Князь рассматривал его внимательно и не ответил ему.

– Вы не отвечаете мне? Вы, может быть, думаете, что я вас очень люблю? – прибавил вдруг Ипполит, точно сорвал.

Показательно, что вопрос Ипполита про ревностного христианина звучит в контексте масонского постулата о красоте (см. выше). Вопрос о спасающей красоте, составной части масонской Троицы, буквально сливается с вопросом о ревностном христианине, тем самым превращаясь в некий единый вопрос.

Показательно и то, что в романе отмечается: князь не отвечает Ипполиту. Князь молчит. Но и без него вопрос Ипполита настолько красноречив, что уже сам этот вопрос и является наилучшим ответом.

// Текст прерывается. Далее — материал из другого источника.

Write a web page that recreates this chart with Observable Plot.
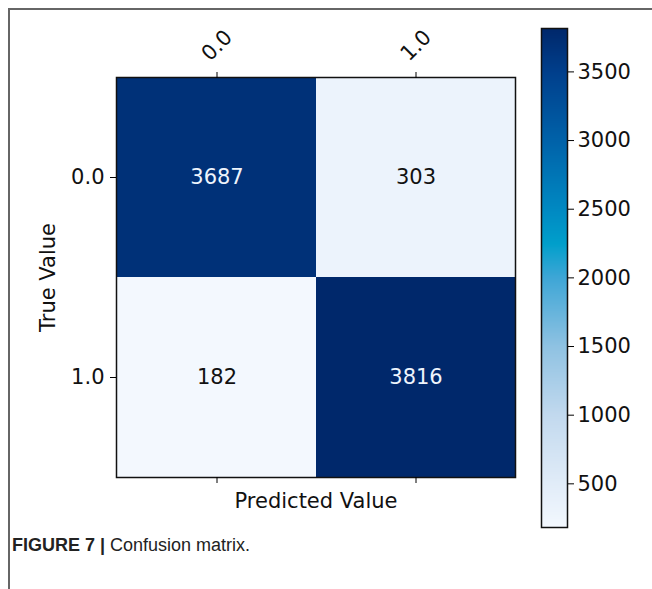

«Вы ревностный христианин? Коля говорит, вы сами себя называете христианином», так формулирует свой вопрос Ипполит. А что вообще это значит – называете сами себя? Ведь если человек христианин, то таковым он называется вовсе не сам по себе, а из своей принадлежности к христианской церкви. По факту своего крещения в этой церкви. По признанию христианских обрядов и праздников. По ношению христианских символов веры. Так что же может означать такое самоназвание? Только одно – обособление от христианства, отстранение, отказ.

Почему роман называется «Идиот»?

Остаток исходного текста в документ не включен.